──────── Record excerpts

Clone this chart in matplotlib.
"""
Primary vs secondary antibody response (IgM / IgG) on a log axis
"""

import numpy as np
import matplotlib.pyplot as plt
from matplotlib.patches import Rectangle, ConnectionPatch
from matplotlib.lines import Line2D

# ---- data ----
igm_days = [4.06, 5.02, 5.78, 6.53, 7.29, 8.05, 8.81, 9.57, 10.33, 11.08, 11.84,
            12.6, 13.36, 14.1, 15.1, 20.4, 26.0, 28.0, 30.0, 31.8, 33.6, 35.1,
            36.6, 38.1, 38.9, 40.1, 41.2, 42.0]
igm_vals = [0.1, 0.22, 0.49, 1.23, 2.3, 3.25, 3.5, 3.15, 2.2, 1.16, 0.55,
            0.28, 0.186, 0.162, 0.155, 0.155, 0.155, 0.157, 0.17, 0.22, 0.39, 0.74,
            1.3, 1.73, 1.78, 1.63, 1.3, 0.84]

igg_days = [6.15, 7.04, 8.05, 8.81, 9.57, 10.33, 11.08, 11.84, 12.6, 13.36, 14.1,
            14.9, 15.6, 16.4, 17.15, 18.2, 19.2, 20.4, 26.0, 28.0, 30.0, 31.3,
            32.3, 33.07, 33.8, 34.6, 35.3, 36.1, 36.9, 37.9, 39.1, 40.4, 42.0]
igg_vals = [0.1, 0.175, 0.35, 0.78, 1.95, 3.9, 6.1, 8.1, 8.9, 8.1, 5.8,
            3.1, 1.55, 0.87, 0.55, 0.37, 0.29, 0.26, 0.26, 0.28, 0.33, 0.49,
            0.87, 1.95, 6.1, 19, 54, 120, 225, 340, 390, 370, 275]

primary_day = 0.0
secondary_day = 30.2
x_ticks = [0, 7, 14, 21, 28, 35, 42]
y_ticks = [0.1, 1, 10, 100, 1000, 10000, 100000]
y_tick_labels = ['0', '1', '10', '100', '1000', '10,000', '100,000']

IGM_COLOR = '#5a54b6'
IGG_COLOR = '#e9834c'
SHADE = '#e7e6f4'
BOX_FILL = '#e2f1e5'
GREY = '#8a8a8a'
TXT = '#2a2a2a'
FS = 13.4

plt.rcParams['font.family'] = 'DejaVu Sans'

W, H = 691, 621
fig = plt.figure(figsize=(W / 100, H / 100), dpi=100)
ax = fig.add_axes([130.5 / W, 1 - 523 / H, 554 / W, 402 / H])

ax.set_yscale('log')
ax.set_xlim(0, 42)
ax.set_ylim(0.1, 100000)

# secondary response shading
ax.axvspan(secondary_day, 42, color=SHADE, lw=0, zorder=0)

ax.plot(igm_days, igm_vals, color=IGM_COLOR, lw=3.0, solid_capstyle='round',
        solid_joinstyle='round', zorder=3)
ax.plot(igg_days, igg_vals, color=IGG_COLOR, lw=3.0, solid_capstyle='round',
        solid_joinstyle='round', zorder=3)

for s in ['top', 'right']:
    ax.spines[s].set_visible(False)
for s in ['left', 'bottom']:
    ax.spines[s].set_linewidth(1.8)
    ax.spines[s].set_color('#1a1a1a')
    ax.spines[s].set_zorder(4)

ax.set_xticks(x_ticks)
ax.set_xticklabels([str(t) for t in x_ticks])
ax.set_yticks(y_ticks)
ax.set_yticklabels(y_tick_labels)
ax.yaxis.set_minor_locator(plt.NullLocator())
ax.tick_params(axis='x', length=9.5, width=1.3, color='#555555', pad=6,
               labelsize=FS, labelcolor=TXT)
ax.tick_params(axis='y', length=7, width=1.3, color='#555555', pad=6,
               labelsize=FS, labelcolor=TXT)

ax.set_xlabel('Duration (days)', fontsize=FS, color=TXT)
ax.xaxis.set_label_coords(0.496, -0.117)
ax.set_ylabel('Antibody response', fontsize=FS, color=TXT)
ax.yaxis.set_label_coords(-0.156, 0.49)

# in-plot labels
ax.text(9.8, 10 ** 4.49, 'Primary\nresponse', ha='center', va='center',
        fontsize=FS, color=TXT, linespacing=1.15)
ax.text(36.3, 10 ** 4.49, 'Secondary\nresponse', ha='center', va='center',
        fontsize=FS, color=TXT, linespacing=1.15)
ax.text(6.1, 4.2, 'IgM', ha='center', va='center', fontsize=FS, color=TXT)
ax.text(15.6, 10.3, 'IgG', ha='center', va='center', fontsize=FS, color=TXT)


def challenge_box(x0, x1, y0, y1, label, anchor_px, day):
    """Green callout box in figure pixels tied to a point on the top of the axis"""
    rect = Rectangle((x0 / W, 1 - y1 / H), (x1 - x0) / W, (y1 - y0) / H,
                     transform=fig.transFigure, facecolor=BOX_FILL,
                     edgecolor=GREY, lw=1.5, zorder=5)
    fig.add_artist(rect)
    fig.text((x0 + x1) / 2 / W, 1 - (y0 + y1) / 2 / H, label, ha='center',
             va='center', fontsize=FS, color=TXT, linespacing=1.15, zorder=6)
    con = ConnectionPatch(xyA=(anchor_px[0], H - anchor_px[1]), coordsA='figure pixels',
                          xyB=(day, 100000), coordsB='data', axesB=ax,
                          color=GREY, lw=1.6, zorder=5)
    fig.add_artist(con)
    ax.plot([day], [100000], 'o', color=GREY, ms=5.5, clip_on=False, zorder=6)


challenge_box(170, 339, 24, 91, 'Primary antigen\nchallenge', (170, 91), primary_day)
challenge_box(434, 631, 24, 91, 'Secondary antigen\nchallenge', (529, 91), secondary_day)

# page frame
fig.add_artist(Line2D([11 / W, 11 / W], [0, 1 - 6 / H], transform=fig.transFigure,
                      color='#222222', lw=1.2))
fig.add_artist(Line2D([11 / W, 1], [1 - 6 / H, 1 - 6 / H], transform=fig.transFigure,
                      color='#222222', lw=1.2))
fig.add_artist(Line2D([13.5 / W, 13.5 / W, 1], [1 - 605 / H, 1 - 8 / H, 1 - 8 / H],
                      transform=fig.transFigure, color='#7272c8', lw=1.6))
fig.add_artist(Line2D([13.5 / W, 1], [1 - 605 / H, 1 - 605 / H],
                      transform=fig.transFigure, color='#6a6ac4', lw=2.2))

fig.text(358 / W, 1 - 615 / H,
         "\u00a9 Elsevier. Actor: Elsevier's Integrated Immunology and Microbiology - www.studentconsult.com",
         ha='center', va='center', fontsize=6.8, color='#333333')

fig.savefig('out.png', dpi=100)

────────────────
──────── Record excerpts

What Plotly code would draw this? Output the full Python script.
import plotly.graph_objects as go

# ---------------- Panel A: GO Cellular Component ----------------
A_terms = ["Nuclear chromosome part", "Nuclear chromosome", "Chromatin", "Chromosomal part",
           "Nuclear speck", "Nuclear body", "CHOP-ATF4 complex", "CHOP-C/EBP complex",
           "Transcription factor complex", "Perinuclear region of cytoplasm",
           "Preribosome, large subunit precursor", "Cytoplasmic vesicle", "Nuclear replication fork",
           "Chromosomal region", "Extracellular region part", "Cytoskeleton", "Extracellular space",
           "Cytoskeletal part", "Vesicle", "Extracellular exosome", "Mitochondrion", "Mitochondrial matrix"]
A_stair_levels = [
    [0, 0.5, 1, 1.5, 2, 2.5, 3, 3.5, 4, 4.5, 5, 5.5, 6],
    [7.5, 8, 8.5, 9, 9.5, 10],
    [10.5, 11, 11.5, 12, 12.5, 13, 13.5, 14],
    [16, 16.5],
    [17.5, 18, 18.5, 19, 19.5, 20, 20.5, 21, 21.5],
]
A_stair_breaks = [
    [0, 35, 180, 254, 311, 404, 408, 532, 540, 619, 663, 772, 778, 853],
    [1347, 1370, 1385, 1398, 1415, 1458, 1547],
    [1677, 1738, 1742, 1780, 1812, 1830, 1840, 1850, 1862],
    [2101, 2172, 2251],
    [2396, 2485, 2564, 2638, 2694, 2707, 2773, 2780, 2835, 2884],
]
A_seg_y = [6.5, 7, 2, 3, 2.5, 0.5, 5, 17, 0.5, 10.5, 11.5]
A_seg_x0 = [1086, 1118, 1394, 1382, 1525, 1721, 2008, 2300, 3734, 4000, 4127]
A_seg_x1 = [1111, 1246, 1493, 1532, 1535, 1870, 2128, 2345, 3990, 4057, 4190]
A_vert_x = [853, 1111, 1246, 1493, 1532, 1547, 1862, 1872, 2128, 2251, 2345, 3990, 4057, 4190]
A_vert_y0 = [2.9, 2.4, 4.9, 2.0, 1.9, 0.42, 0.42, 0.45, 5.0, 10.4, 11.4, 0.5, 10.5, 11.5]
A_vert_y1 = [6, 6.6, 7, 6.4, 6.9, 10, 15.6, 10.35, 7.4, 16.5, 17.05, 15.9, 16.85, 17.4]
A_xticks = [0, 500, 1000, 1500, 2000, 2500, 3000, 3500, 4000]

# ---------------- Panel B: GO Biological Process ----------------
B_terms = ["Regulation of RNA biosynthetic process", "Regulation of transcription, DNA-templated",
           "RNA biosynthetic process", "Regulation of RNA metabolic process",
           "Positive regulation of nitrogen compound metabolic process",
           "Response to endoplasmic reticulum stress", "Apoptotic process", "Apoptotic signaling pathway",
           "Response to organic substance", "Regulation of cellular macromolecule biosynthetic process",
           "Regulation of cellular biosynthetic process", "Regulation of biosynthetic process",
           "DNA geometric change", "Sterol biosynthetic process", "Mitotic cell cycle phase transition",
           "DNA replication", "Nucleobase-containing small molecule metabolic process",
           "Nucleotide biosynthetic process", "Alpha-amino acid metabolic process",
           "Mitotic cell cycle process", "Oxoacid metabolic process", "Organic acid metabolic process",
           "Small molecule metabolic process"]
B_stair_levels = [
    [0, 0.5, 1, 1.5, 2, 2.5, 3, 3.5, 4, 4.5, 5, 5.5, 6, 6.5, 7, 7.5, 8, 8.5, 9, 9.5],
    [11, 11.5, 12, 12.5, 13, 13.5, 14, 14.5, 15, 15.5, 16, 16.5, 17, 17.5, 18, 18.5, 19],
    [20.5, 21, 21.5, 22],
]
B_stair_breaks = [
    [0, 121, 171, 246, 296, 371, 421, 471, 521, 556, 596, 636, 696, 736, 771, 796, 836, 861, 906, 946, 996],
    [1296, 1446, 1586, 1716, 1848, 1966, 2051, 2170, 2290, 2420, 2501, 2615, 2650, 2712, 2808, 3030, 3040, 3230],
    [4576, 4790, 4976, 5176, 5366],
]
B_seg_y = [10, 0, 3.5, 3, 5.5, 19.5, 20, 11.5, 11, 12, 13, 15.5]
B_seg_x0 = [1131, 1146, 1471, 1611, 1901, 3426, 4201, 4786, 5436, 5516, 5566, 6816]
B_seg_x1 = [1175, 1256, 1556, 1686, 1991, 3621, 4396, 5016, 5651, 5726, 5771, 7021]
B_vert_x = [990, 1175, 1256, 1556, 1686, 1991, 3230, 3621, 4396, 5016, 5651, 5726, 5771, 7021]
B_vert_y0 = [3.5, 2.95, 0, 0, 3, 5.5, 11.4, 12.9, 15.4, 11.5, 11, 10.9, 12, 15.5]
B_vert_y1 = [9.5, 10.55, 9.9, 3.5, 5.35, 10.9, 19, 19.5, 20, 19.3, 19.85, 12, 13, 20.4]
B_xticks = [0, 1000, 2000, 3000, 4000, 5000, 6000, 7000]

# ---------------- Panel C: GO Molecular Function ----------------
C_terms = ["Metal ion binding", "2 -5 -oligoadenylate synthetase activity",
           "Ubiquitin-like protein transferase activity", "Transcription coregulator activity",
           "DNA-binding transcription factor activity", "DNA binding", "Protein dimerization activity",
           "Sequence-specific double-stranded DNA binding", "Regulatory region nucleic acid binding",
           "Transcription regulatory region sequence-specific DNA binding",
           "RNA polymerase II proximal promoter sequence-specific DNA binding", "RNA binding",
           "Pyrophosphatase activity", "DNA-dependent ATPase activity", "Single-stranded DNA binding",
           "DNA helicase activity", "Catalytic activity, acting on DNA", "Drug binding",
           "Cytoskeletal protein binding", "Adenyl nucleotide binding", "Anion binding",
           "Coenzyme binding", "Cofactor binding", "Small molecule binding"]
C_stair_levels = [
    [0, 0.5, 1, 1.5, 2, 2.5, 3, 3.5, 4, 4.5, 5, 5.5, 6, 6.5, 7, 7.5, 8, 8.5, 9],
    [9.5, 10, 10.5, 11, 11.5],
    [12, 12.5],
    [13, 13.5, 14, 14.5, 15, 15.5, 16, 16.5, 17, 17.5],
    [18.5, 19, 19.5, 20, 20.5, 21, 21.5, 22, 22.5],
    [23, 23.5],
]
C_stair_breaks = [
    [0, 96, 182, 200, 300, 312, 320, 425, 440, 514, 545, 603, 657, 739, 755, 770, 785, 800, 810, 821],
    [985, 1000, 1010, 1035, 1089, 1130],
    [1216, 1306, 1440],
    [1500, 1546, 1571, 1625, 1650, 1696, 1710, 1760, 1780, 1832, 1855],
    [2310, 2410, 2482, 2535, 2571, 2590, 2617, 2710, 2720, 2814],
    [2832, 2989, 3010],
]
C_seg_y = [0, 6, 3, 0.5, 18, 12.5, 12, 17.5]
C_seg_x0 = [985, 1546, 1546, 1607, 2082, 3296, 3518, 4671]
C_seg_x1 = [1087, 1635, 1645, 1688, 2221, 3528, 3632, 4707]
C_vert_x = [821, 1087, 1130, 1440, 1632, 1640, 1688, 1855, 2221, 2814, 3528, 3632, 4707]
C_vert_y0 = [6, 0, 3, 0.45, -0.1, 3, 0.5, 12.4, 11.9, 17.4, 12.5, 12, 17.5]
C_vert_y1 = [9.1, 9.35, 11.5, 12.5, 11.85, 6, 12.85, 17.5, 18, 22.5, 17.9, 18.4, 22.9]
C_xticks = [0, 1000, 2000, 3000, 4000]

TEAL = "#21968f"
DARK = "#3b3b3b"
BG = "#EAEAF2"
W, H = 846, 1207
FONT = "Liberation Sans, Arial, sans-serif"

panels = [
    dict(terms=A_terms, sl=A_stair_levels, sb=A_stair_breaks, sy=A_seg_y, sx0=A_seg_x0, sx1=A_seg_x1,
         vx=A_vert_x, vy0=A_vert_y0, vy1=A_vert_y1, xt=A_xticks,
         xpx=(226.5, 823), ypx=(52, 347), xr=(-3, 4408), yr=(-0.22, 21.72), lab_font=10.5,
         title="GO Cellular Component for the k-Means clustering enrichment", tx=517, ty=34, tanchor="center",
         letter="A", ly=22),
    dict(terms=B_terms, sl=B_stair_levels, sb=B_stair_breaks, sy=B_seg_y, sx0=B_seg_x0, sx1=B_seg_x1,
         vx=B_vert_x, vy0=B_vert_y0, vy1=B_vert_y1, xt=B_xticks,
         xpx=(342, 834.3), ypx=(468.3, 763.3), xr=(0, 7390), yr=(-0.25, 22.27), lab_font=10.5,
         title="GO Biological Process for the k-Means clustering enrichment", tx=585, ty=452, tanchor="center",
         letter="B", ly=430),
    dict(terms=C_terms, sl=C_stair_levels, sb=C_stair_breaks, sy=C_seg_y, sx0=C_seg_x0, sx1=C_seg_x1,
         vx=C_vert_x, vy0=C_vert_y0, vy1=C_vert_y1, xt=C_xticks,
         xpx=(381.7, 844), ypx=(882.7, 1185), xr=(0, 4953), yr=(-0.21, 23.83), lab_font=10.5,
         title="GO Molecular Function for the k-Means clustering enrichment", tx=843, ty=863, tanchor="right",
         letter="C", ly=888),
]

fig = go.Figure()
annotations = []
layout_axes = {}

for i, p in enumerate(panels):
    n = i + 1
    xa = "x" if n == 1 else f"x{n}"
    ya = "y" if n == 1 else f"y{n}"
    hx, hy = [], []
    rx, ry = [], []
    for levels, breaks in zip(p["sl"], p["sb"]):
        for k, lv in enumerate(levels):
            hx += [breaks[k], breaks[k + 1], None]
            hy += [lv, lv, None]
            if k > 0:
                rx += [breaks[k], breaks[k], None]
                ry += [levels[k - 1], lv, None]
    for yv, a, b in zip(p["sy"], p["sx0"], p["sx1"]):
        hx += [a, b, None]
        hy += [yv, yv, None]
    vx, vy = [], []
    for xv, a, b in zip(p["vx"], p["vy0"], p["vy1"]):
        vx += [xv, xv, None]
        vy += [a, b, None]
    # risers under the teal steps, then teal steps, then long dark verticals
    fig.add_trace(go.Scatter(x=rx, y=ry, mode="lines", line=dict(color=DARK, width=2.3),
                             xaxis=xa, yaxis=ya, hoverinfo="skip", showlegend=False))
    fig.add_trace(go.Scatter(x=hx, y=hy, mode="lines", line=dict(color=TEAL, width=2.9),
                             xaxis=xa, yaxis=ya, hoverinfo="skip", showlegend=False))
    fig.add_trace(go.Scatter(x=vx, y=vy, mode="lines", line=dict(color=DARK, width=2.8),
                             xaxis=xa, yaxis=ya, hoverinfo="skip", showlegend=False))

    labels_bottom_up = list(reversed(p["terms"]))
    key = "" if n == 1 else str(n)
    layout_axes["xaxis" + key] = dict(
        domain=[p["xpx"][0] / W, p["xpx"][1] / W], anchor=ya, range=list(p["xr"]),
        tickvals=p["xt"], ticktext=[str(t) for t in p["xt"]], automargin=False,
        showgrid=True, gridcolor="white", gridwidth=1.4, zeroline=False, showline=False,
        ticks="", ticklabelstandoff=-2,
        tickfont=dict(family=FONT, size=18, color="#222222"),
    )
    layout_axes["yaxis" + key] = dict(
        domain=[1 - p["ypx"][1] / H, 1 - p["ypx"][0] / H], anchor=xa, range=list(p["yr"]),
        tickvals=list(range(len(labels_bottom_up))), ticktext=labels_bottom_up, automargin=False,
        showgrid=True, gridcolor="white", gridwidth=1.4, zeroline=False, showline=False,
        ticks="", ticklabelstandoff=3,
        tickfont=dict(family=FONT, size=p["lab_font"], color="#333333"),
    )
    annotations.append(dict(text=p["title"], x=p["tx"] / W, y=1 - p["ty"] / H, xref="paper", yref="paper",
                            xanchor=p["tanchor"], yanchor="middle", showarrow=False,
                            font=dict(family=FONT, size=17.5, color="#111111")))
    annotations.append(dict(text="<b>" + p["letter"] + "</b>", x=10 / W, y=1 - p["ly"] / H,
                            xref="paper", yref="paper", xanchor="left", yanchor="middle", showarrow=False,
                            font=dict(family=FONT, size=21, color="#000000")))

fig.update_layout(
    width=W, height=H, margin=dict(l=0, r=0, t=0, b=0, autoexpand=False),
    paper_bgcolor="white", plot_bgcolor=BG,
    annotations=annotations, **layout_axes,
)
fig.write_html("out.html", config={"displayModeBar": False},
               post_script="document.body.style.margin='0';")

────────────────

Begin at the line that has "Clone this chart in matplotlib."; stop after the line that has "from matplotlib.lines import Line2D". Copy every line in that span exactly.

Clone this chart in matplotlib.
"""
Primary vs secondary antibody response (IgM / IgG) on a log axis
"""

import numpy as np
import matplotlib.pyplot as plt
from matplotlib.patches import Rectangle, ConnectionPatch
from matplotlib.lines import Line2D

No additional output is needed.